Mary Church Terrell: An Original Oberlin Activist

Yellow Springs (1871-1875)

By the time Terrell (who was called Mollie as a child) arrived in Yellow Springs, Ohio in the 1870s the number of freed "colored" residents had grown large enough to sustain an African Methodist Episcopal (AME) church.  Terrell boarded with the Hunsters, a "colored" family with two sons and two daughters who owned and operated the Union House hotel.  The Hunsters treated Terrell as one of their own, as evidenced by an episode in which they complained to the superintendent of schools about a teacher who had unjustly punished Mollie for whispering in class by boxing her ears so hard that she could not hear for days.  The fact that the teacher was made to apologize to Terrell for the unfair treatment made a distinct impression upon her (CWWW 21).

The Model School

The Model School at Antioch College accepted students under twelve years of age, and enrolled approximately 20 students per year.   It was under the jurisdiction of the Preparatory School which fell under the authority of the college faculty, and tuition was the same as for the college.  Like other model schools at the time it functioned as a laboratory for teacher training. Although there is no information about the coursework, the 1866 Catalogue of the Officers and Students of Antioch College of Yellow Springs, Greene Co., Ohio describes it this way:

A model primary school is connected with the College, in which the pupils of the Normal Course will see the best methods of instruction and discipline exemplified. In fine, it is designed to furnish to any who wish to fit themselves for teachers, all the advantages of a thoroughly organized Normal School.  The Trustees feel that they could in no way more fully carry out the purpose of the great Educator, whose name will always be connected with Antioch College—the lamented Horace Mann, than by seeking in this way to minister to the improvement of Common Schools.

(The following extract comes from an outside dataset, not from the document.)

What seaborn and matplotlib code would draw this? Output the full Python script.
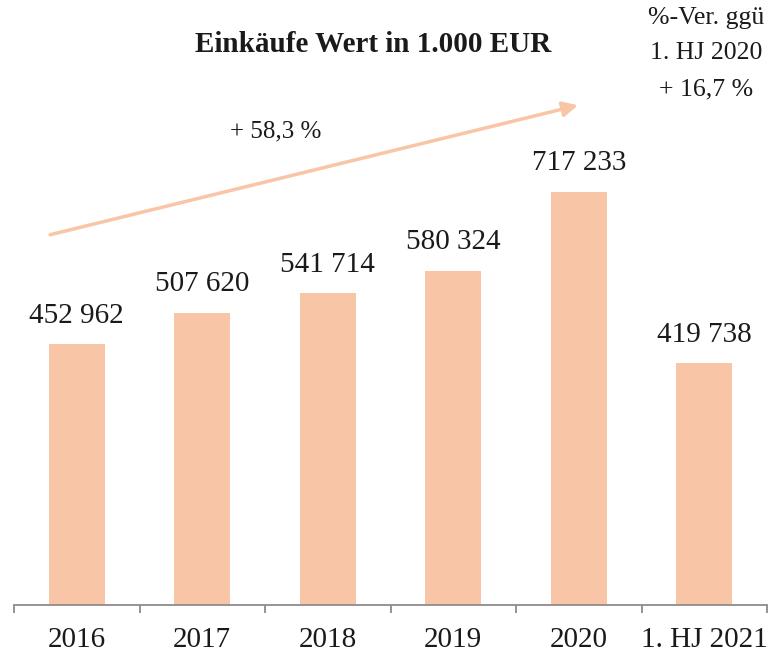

After two years in the Model School, Mollie attended the Preparatory Department at Antioch College, and the Yellow Springs Union school. In Yellow Springs Terrell developed a love of poetry, both reading and reciting, and studied German at her mother's insistence. She learned her lessons well, but also made personal discoveries about herself and how she was perceived by others. She recalled a transformational moment in her memoir:

In the public schools at Yellow Springs I learned a fact that I had never known before. While we were reciting our history lesson one day, it suddenly occurred to me that I, myself, was descended from the very slaves whom the Emancipation Proclamation set free. I was stunned. I felt humiliated and disgraced...I was covered with confusion and shame at the thought, and my humiliation was painful indeed. When I recovered my composure I resolved that so far as this descendant of slaves was concerned, she would show those white girls and boys whose forefathers had always been free that she was their equal in every respect. At that time I was the only colored girl in the class, and felt I must hold high the banner of my race  (CWWW 20-21).

At the suggestion of “Mr. Winter Woods, a talented elocutionist” Mollie’s parents sent her to Oberlin to continue her education. Her time in Yellow Springs - with the Hunster family and in the innovative schools - prepared her well for Oberlin and the world beyond, helping her determine the shape of her own future in the dominant culture.